Brian and Kathryn Laird had been married about five months when she died at 28

By Dillon Tabish

BILLINGS — A former Colorado attorney and fly-fishing guide was sentenced Friday to 100 years in prison for the 1999 killing of his wife, whose strangled body was found floating in a bay along Montana’s Bighorn River.

Brian and Kathryn Laird had been married about five months when she died at 28. Prosecutors say Brian Laird, now 48, killed her during an argument at their house near Fort Smith before her body was found downstream of Yellowtail Dam.

He has no prior history of violence and would be eligible for parole in 25 years under the sentence handed down by state District Judge Michael Hayworth.

Defense attorney Matt Wald had sought a 40-year sentence. He said after Friday’s hearing that he will appeal Laird’s conviction.

“What we asked for was appropriate,” Wald said. “What (Brian Laird) said was, he didn’t do this. He still doesn’t know how she died and he misses her.”

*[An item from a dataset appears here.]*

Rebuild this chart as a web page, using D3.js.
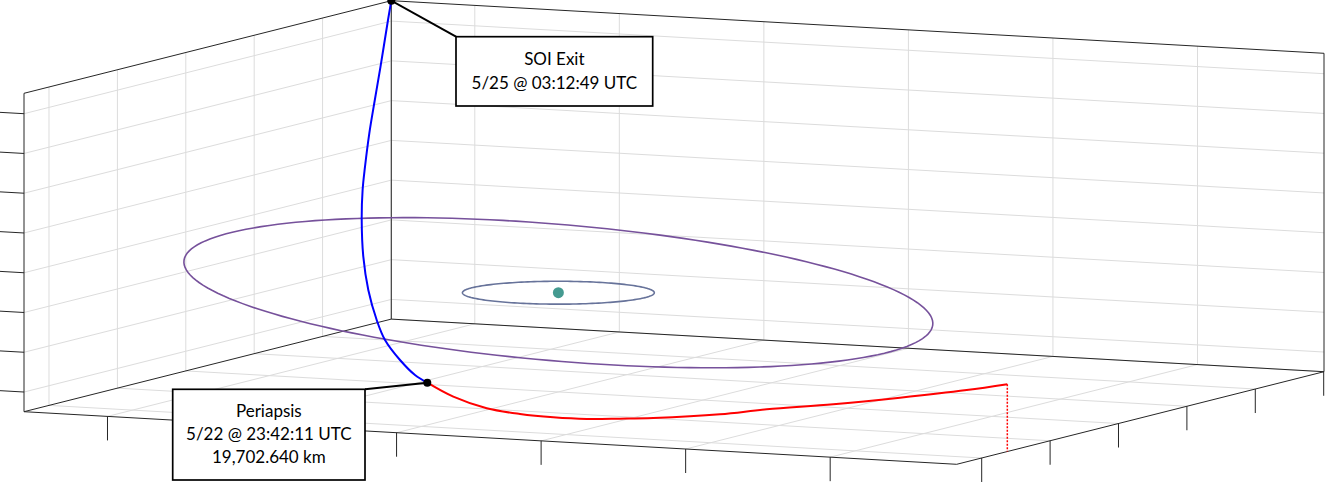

Just hours before her death, Kathryn Laird told friends that she intended to separate from her husband, according to investigators.

The manner of death remained undetermined following an autopsy at the time of her death, and the criminal investigation was largely dormant for more than a decade despite longstanding suspicions of Brian Laird’s involvement.

Court documents show Laird was questioned extensively in 2002 when he sought a license to practice law in Missouri.

In 2012, the investigation was revived when FBI agent came across the names of two neighbors who had not been previously interviewed. They testified during Laird’s trial in March that they overheard an argument between the couple on the last night Kathryn Laird was seen alive.

Brian Laird later moved to Colorado, where he was arrested for deliberate homicide in 2014 in Fort Collins.

The couple met as students at Southern Methodist University in Texas, and in 1999 were living in a trailer court in Fort Smith. Brian Laird worked as a fishing guide while practicing law part-time in Billings, and Kathryn Laird had several jobs, including one at a fly fishing shop.